『マルモイ』の話
でも、もしあのまま日本の占領が続いていてドクジンが大きくなって、賢いがために一定の役職を得るようなことがあったとしたら、「身の処し方としての『愛国者』しぐさ」がいつか心身に侵食してしまうこともあったのかな。それこそ会長の父のように。
ドクジンが、学校で日本人の大人に言われているであろう「バカ野郎」を妹に使っているのもつらい。無意識のすりこみかもしれないし、「こうやって日本人に脅されるのだぞ」と伝えるために意識して使っていたのかもしれない。どっちにしてもつらい。

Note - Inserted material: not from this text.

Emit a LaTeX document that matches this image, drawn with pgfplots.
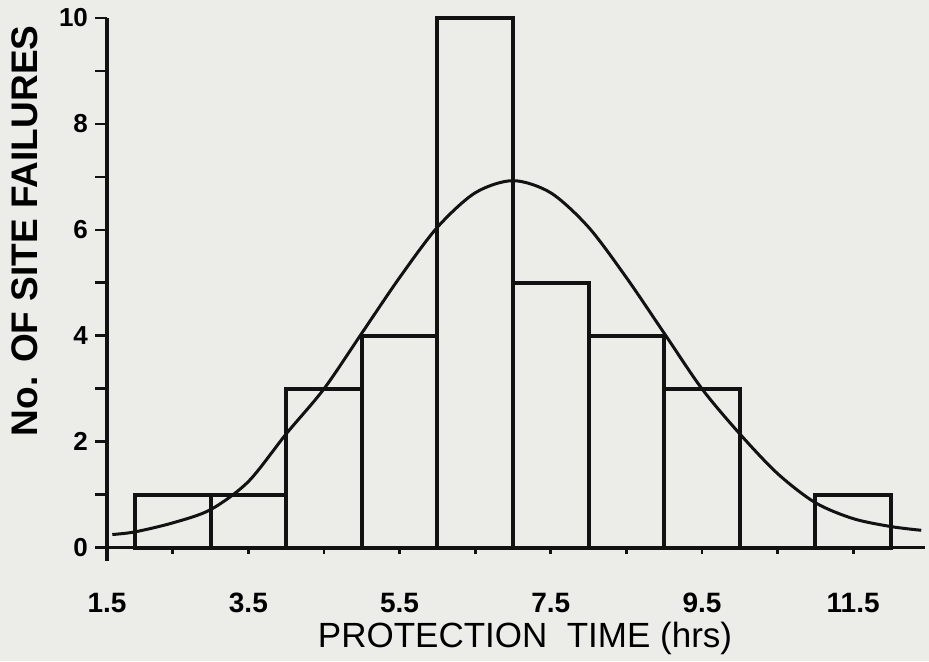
\documentclass[border=0pt]{standalone}
\usepackage{fontspec}
\setmainfont{Liberation Sans}
\usepackage{pgfplots}
\pgfplotsset{compat=1.18}
\usetikzlibrary{backgrounds}
\definecolor{paper}{RGB}{236,236,233}
\definecolor{ink}{RGB}{18,18,18}
\begin{document}
\begin{tikzpicture}
\begin{axis}[
  scale only axis, width=409pt, height=271.5pt,
  xmin=1.63, xmax=12.45, ymin=-0.25, ymax=10,
  axis x line=middle, axis y line=left,
  axis line style={-, line width=1.6pt, ink},
  hide obscured x ticks=false, hide obscured y ticks=false,
  xtick={1.63,3.5,5.5,7.5,9.5,11.5},
  xticklabels={1.5,3.5,5.5,7.5,9.5,11.5},
  minor xtick={2.5,4.5,6.5,8.5,10.5},
  ytick={0,2,4,6,8,10},
  minor ytick={1,3,5,7,9},
  tick align=outside,
  major tick length=6pt, minor tick length=6pt,
  x tick style={line width=1.4pt, ink, /pgfplots/major tick length=3pt, /pgfplots/minor tick length=3pt},
  y tick style={line width=1.4pt, ink},
  /pgf/number format/assume math mode=true,
  xticklabel style={anchor=center, yshift=-21.5pt, font=\fontsize{14}{16}\selectfont\bfseries},
  yticklabel style={anchor=east, font=\fontsize{13}{15}\selectfont\bfseries},
  every axis y label/.style={at={(axis description cs:-0.1002,0.608)}, rotate=90, anchor=center, font=\fontsize{18.5}{22}\selectfont\bfseries},
  every axis x label/.style={at={(axis description cs:0.5,0)}, anchor=base, xshift=4.5pt, yshift=-43pt, font=\fontsize{17.5}{20}\selectfont},
  xlabel={PROTECTION\ \ TIME (hrs)},
  ylabel={No. OF SITE FAILURES},
  clip=false,
]
\addplot[ybar interval, fill=none, draw=ink, line width=2pt] coordinates {(2,1) (3,1) (4,3) (5,4) (6,10) (7,5) (8,4) (9,3) (10,0) (11,1) (12,1)};
\addplot[smooth, ink, line width=1.5pt] coordinates {(1.7,0.25) (2,0.3) (2.5,0.47) (3,0.72) (3.5,1.25) (4,2.15) (4.5,3.0) (5,4.05) (5.5,5.1) (6,6.05) (6.5,6.7) (7,6.93) (7.5,6.7) (8,6.05) (8.5,5.1) (9,4.05) (9.5,3.0) (10,2.15) (10.5,1.4) (11,0.85) (11.5,0.55) (12,0.4) (12.4,0.33)};
\end{axis}
\begin{scope}[on background layer]
\fill[paper] (-53.5pt,-50pt) rectangle (411pt,280.5pt);
\end{scope}
\end{tikzpicture}
\end{document}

とかいろいろ考えて、私はドクジンにいつも感情移入してしまう。
単純に、あの1943年から妹を守ってきた苦労を考えるだけでもつらいし。
ユ・へジン演じるキム・パンスの愛嬌には作中の人物だけでなく見ているこちらも好ましく思うし、それあってこそのこの映画だけど、ドクジンは父の分まで深刻に悩むパートを背負わされているようにも見えて。
ラストシーンで出てくるスンヒが、小さい頃と同じくほがらかで暗さを感じさせないのがいい。パンスの明るさをしのばせるし、ドクジンがんばったねと思わせるし……。